**Description of the task:**
Each line of the material must be repeated precisely, with the pictures left out.

Rows from a dataset
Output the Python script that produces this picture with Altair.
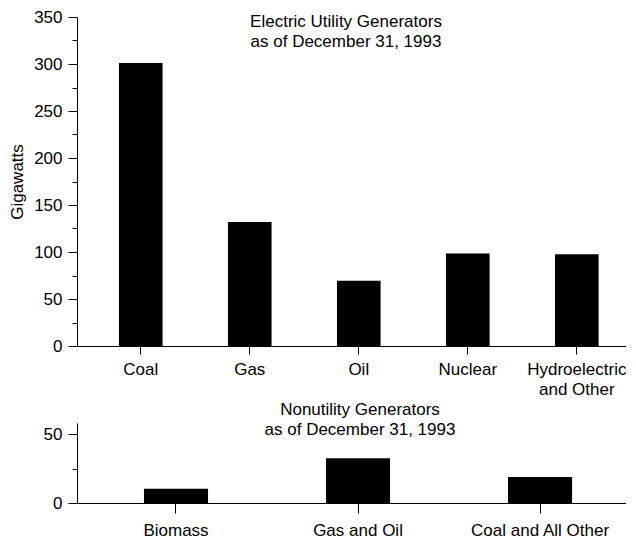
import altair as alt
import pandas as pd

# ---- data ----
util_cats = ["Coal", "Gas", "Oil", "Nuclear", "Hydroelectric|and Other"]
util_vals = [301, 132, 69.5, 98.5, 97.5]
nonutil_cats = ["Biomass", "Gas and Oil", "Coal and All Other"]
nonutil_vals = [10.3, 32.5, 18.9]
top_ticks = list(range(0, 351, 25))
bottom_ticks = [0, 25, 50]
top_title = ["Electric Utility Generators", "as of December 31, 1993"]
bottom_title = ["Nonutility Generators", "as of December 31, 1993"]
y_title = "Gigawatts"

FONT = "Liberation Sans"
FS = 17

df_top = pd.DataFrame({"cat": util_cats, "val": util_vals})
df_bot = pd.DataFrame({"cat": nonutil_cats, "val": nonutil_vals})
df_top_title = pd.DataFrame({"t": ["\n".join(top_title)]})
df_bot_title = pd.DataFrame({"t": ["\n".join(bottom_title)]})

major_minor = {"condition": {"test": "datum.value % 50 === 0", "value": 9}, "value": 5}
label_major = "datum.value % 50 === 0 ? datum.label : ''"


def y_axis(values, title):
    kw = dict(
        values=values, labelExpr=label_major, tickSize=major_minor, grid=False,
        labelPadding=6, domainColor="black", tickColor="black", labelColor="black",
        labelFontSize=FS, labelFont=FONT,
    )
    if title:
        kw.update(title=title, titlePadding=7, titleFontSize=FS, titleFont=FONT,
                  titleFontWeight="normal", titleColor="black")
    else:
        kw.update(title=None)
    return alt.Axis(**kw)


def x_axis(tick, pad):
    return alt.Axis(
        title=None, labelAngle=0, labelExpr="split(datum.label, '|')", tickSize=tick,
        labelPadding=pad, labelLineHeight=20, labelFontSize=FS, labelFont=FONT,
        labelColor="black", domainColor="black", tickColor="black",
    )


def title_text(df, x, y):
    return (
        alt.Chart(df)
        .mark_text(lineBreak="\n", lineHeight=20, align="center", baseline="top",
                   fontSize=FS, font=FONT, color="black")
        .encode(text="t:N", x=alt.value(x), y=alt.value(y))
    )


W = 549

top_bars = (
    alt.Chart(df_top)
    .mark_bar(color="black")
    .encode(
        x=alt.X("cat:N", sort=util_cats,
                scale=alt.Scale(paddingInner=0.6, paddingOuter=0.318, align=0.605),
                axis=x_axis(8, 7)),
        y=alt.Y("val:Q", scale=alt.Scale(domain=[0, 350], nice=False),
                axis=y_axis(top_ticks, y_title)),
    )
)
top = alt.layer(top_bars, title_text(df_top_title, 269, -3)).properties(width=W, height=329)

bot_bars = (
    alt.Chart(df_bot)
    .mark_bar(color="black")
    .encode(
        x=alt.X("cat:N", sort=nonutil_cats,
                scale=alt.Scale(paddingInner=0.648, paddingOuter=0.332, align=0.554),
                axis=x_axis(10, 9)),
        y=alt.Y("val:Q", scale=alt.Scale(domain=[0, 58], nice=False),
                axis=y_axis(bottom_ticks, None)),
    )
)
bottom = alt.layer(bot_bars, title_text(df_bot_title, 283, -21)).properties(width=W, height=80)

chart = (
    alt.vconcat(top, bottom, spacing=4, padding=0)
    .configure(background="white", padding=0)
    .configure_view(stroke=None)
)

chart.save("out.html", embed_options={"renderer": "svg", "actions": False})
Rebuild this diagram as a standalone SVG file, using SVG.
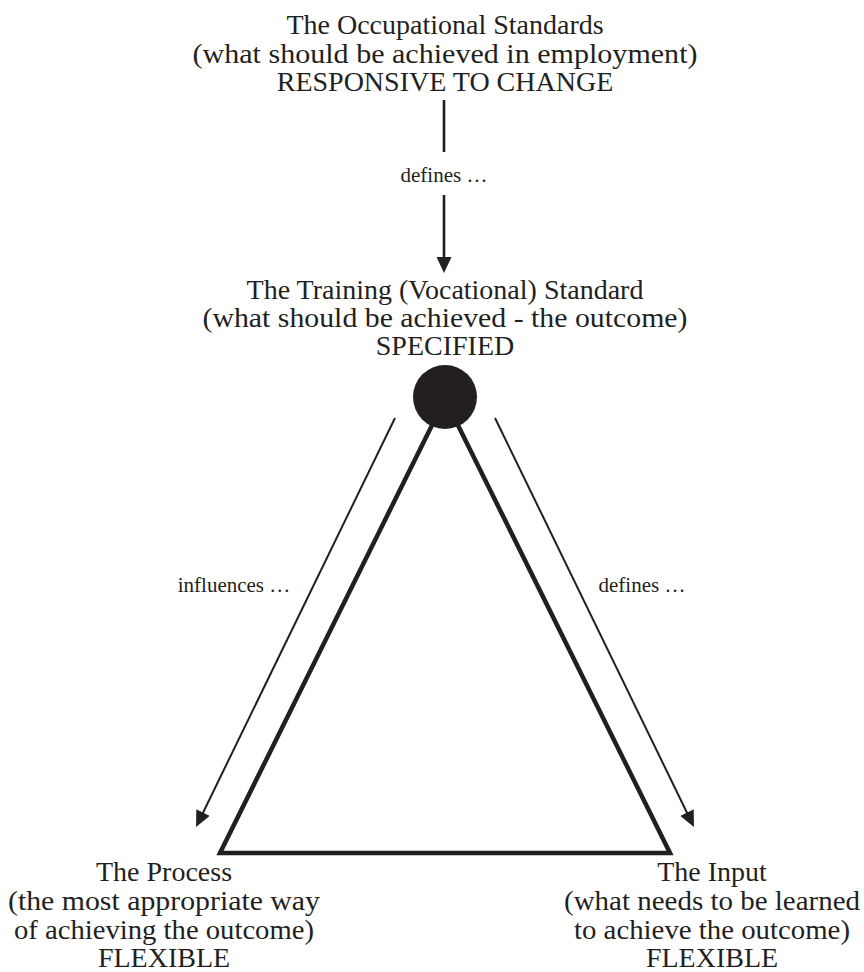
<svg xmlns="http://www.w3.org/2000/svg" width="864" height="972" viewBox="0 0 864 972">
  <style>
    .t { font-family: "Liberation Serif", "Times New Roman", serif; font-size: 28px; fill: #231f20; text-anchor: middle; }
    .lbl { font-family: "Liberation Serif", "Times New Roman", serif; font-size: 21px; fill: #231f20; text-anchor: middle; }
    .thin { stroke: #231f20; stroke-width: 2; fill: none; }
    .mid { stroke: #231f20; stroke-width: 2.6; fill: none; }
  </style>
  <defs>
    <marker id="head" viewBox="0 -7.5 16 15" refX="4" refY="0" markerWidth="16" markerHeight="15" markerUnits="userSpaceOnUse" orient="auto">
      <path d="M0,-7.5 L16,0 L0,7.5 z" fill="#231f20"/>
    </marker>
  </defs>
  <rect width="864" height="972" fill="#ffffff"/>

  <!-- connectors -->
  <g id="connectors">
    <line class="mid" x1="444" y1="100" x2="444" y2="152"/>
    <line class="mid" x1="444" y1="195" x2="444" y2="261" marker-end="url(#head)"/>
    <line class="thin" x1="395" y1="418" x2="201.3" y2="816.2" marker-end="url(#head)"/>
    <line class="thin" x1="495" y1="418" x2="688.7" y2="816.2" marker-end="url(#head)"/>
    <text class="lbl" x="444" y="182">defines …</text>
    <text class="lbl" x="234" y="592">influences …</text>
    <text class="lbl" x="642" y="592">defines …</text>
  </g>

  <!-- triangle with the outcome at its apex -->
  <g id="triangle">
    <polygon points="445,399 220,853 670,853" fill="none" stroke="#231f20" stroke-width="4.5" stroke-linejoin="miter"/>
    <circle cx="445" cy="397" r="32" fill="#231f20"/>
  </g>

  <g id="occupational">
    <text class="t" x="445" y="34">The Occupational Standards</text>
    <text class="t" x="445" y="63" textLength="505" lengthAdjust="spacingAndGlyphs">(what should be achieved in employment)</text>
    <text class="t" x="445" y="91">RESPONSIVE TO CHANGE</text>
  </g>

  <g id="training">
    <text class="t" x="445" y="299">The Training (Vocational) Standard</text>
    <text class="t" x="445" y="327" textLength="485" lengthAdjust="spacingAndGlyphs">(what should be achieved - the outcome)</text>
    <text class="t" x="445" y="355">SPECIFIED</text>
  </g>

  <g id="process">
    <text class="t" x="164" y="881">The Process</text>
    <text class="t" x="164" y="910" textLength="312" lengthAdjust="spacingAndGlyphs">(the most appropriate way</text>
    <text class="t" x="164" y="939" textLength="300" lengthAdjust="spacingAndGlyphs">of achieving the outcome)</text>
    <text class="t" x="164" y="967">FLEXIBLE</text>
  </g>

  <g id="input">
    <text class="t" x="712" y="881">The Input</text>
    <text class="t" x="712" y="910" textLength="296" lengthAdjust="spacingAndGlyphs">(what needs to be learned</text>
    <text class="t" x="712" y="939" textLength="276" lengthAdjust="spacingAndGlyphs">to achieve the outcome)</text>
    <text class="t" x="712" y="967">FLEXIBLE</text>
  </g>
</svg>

**Output:**
Output the Python script that produces this picture with Altair.
import altair as alt
import pandas as pd

# ---- data ----
util_cats = ["Coal", "Gas", "Oil", "Nuclear", "Hydroelectric|and Other"]
util_vals = [301, 132, 69.5, 98.5, 97.5]
nonutil_cats = ["Biomass", "Gas and Oil", "Coal and All Other"]
nonutil_vals = [10.3, 32.5, 18.9]
top_ticks = list(range(0, 351, 25))
bottom_ticks = [0, 25, 50]
top_title = ["Electric Utility Generators", "as of December 31, 1993"]
bottom_title = ["Nonutility Generators", "as of December 31, 1993"]
y_title = "Gigawatts"

FONT = "Liberation Sans"
FS = 17

df_top = pd.DataFrame({"cat": util_cats, "val": util_vals})
df_bot = pd.DataFrame({"cat": nonutil_cats, "val": nonutil_vals})
df_top_title = pd.DataFrame({"t": ["\n".join(top_title)]})
df_bot_title = pd.DataFrame({"t": ["\n".join(bottom_title)]})

major_minor = {"condition": {"test": "datum.value % 50 === 0", "value": 9}, "value": 5}
label_major = "datum.value % 50 === 0 ? datum.label : ''"


def y_axis(values, title):
    kw = dict(
        values=values, labelExpr=label_major, tickSize=major_minor, grid=False,
        labelPadding=6, domainColor="black", tickColor="black", labelColor="black",
        labelFontSize=FS, labelFont=FONT,
    )
    if title:
        kw.update(title=title, titlePadding=7, titleFontSize=FS, titleFont=FONT,
                  titleFontWeight="normal", titleColor="black")
    else:
        kw.update(title=None)
    return alt.Axis(**kw)


def x_axis(tick, pad):
    return alt.Axis(
        title=None, labelAngle=0, labelExpr="split(datum.label, '|')", tickSize=tick,
        labelPadding=pad, labelLineHeight=20, labelFontSize=FS, labelFont=FONT,
        labelColor="black", domainColor="black", tickColor="black",
    )


def title_text(df, x, y):
    return (
        alt.Chart(df)
        .mark_text(lineBreak="\n", lineHeight=20, align="center", baseline="top",
                   fontSize=FS, font=FONT, color="black")
        .encode(text="t:N", x=alt.value(x), y=alt.value(y))
    )


W = 549

top_bars = (
    alt.Chart(df_top)
    .mark_bar(color="black")
    .encode(
        x=alt.X("cat:N", sort=util_cats,
                scale=alt.Scale(paddingInner=0.6, paddingOuter=0.318, align=0.605),
                axis=x_axis(8, 7)),
        y=alt.Y("val:Q", scale=alt.Scale(domain=[0, 350], nice=False),
                axis=y_axis(top_ticks, y_title)),
    )
)
top = alt.layer(top_bars, title_text(df_top_title, 269, -3)).properties(width=W, height=329)

bot_bars = (
    alt.Chart(df_bot)
    .mark_bar(color="black")
    .encode(
        x=alt.X("cat:N", sort=nonutil_cats,
                scale=alt.Scale(paddingInner=0.648, paddingOuter=0.332, align=0.554),
                axis=x_axis(10, 9)),
        y=alt.Y("val:Q", scale=alt.Scale(domain=[0, 58], nice=False),
                axis=y_axis(bottom_ticks, None)),
    )
)
bottom = alt.layer(bot_bars, title_text(df_bot_title, 283, -21)).properties(width=W, height=80)

chart = (
    alt.vconcat(top, bottom, spacing=4, padding=0)
    .configure(background="white", padding=0)
    .configure_view(stroke=None)
)

chart.save("out.html", embed_options={"renderer": "svg", "actions": False})
Rebuild this diagram as a standalone SVG file, using SVG.
<svg xmlns="http://www.w3.org/2000/svg" width="864" height="972" viewBox="0 0 864 972">
  <style>
    .t { font-family: "Liberation Serif", "Times New Roman", serif; font-size: 28px; fill: #231f20; text-anchor: middle; }
    .lbl { font-family: "Liberation Serif", "Times New Roman", serif; font-size: 21px; fill: #231f20; text-anchor: middle; }
    .thin { stroke: #231f20; stroke-width: 2; fill: none; }
    .mid { stroke: #231f20; stroke-width: 2.6; fill: none; }
  </style>
  <defs>
    <marker id="head" viewBox="0 -7.5 16 15" refX="4" refY="0" markerWidth="16" markerHeight="15" markerUnits="userSpaceOnUse" orient="auto">
      <path d="M0,-7.5 L16,0 L0,7.5 z" fill="#231f20"/>
    </marker>
  </defs>
  <rect width="864" height="972" fill="#ffffff"/>

  <!-- connectors -->
  <g id="connectors">
    <line class="mid" x1="444" y1="100" x2="444" y2="152"/>
    <line class="mid" x1="444" y1="195" x2="444" y2="261" marker-end="url(#head)"/>
    <line class="thin" x1="395" y1="418" x2="201.3" y2="816.2" marker-end="url(#head)"/>
    <line class="thin" x1="495" y1="418" x2="688.7" y2="816.2" marker-end="url(#head)"/>
    <text class="lbl" x="444" y="182">defines …</text>
    <text class="lbl" x="234" y="592">influences …</text>
    <text class="lbl" x="642" y="592">defines …</text>
  </g>

  <!-- triangle with the outcome at its apex -->
  <g id="triangle">
    <polygon points="445,399 220,853 670,853" fill="none" stroke="#231f20" stroke-width="4.5" stroke-linejoin="miter"/>
    <circle cx="445" cy="397" r="32" fill="#231f20"/>
  </g>

  <g id="occupational">
    <text class="t" x="445" y="34">The Occupational Standards</text>
    <text class="t" x="445" y="63" textLength="505" lengthAdjust="spacingAndGlyphs">(what should be achieved in employment)</text>
    <text class="t" x="445" y="91">RESPONSIVE TO CHANGE</text>
  </g>

  <g id="training">
    <text class="t" x="445" y="299">The Training (Vocational) Standard</text>
    <text class="t" x="445" y="327" textLength="485" lengthAdjust="spacingAndGlyphs">(what should be achieved - the outcome)</text>
    <text class="t" x="445" y="355">SPECIFIED</text>
  </g>

  <g id="process">
    <text class="t" x="164" y="881">The Process</text>
    <text class="t" x="164" y="910" textLength="312" lengthAdjust="spacingAndGlyphs">(the most appropriate way</text>
    <text class="t" x="164" y="939" textLength="300" lengthAdjust="spacingAndGlyphs">of achieving the outcome)</text>
    <text class="t" x="164" y="967">FLEXIBLE</text>
  </g>

  <g id="input">
    <text class="t" x="712" y="881">The Input</text>
    <text class="t" x="712" y="910" textLength="296" lengthAdjust="spacingAndGlyphs">(what needs to be learned</text>
    <text class="t" x="712" y="939" textLength="276" lengthAdjust="spacingAndGlyphs">to achieve the outcome)</text>
    <text class="t" x="712" y="967">FLEXIBLE</text>
  </g>
</svg>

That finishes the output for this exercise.